**Request**
From the entries that follow, extract each line holding the string "this".

Stored items from a collection
┏━━
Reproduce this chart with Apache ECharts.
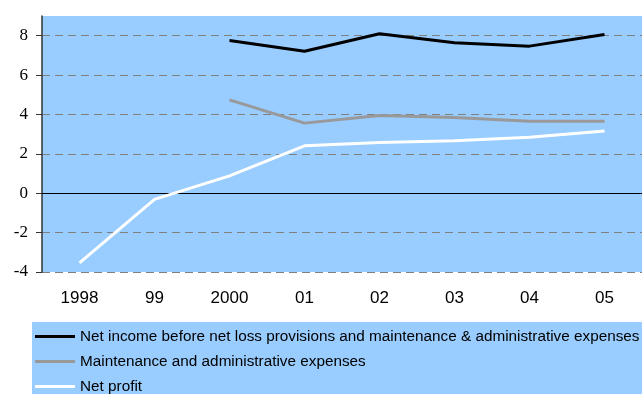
<!DOCTYPE html>
<html>
<head>
<meta charset="utf-8">
<script src="https://cdn.jsdelivr.net/npm/echarts@6/dist/echarts.min.js"></script>
<style>
  html, body { margin: 0; padding: 0; background: #ffffff; }
  #chart { width: 642px; height: 394px; }
</style>
</head>
<body>
<div id="chart"></div>
<script>
// Years on the horizontal axis
const years = ['1998', '99', '2000', '01', '02', '03', '04', '05'];

// Series values (null where no figure exists)
const netIncomeBefore = [null, null, 7.76, 7.21, 8.10, 7.64, 7.47, 8.06];
const maintenanceAdmin = [null, null, 4.74, 3.56, 3.95, 3.84, 3.66, 3.66];
const netProfit = [-3.54, -0.31, 0.88, 2.41, 2.57, 2.67, 2.84, 3.16];

const seriesNames = [
  'Net income before net loss provisions and maintenance & administrative expenses',
  'Maintenance and administrative expenses',
  'Net profit'
];

const chart = echarts.init(document.getElementById('chart'), null, { renderer: 'canvas' });

function lineSeries(name, data, color) {
  return {
    name: name,
    type: 'line',
    data: data,
    symbol: 'none',
    clip: false,
    lineStyle: { color: color, width: 3 },
    itemStyle: { color: color },
    connectNulls: false,
    z: 3
  };
}

const series = [
  lineSeries(seriesNames[0], netIncomeBefore, '#000000'),
  lineSeries(seriesNames[1], maintenanceAdmin, '#999999'),
  lineSeries(seriesNames[2], netProfit, '#ffffff')
];

// zero baseline
series[0].markLine = {
  silent: true,
  symbol: 'none',
  label: { show: false },
  lineStyle: { color: '#000000', width: 1, type: 'solid' },
  data: [{ yAxis: 0 }],
  z: 2
};

chart.setOption({
  animation: false,
  backgroundColor: '#ffffff',
  graphic: [{
    type: 'rect',
    shape: { x: 32, y: 322, width: 610, height: 72 },
    style: { fill: '#99ccff' },
    z: -1
  }],
  grid: {
    left: 42, right: 0, top: 16, bottom: 122,
    show: true, backgroundColor: '#99ccff', borderWidth: 0
  },
  xAxis: {
    type: 'category',
    data: years,
    boundaryGap: true,
    axisLine: { show: false, onZero: false },
    axisTick: { show: false },
    axisLabel: {
      color: '#000000', fontFamily: 'Liberation Sans', fontSize: 17, margin: 18
    },
    splitLine: { show: false }
  },
  yAxis: {
    type: 'value',
    min: -4, max: 9, interval: 2,
    axisLine: { show: true, lineStyle: { color: '#333333', width: 1.5 } },
    axisTick: { show: true, length: 6, lineStyle: { color: '#333333' } },
    axisLabel: {
      color: '#000000', fontFamily: 'Liberation Serif', fontSize: 17, margin: 14,
      showMaxLabel: false
    },
    splitLine: {
      show: true, showMaxLine: false,
      lineStyle: { color: '#808080', type: [8, 5], width: 1 }
    }
  },
  legend: {
    orient: 'vertical',
    left: 35, top: 329,
    icon: 'rect',
    itemWidth: 40, itemHeight: 3,
    itemGap: 10,
    padding: 0,
    textStyle: { color: '#000000', fontFamily: 'Liberation Sans', fontSize: 15.3 },
    data: seriesNames
  },
  series: series
});
</script>
</body>
</html>
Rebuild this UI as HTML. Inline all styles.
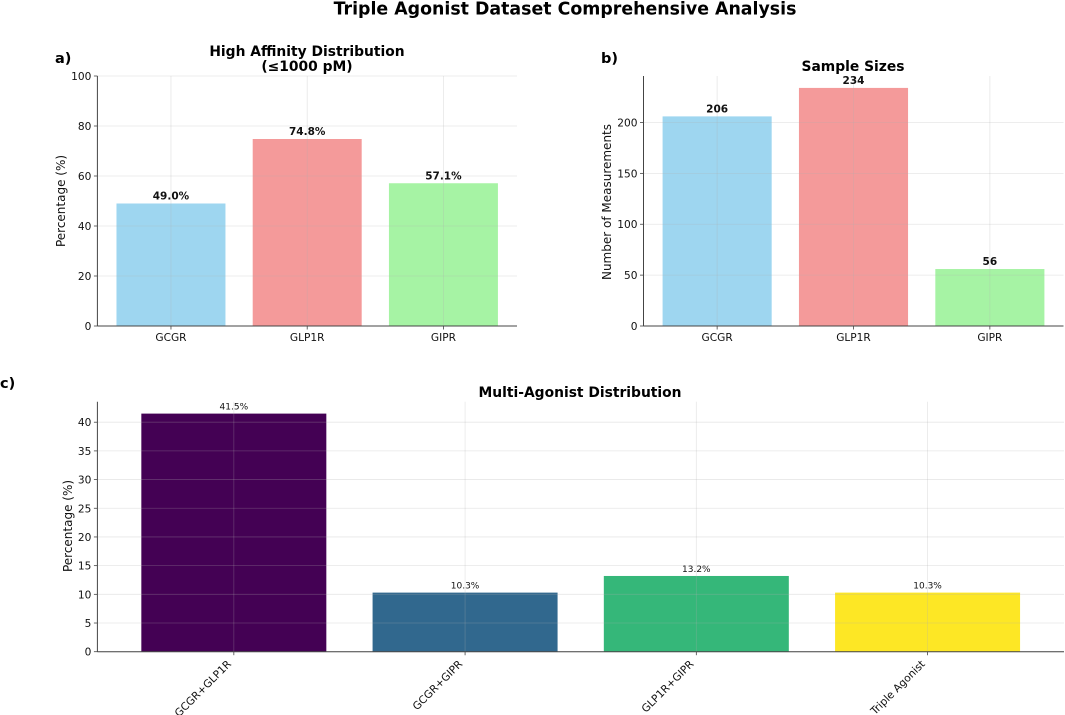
┗━━
**Written solution**
Reproduce this chart with Apache ECharts.
Rebuild this UI as HTML. Inline all styles.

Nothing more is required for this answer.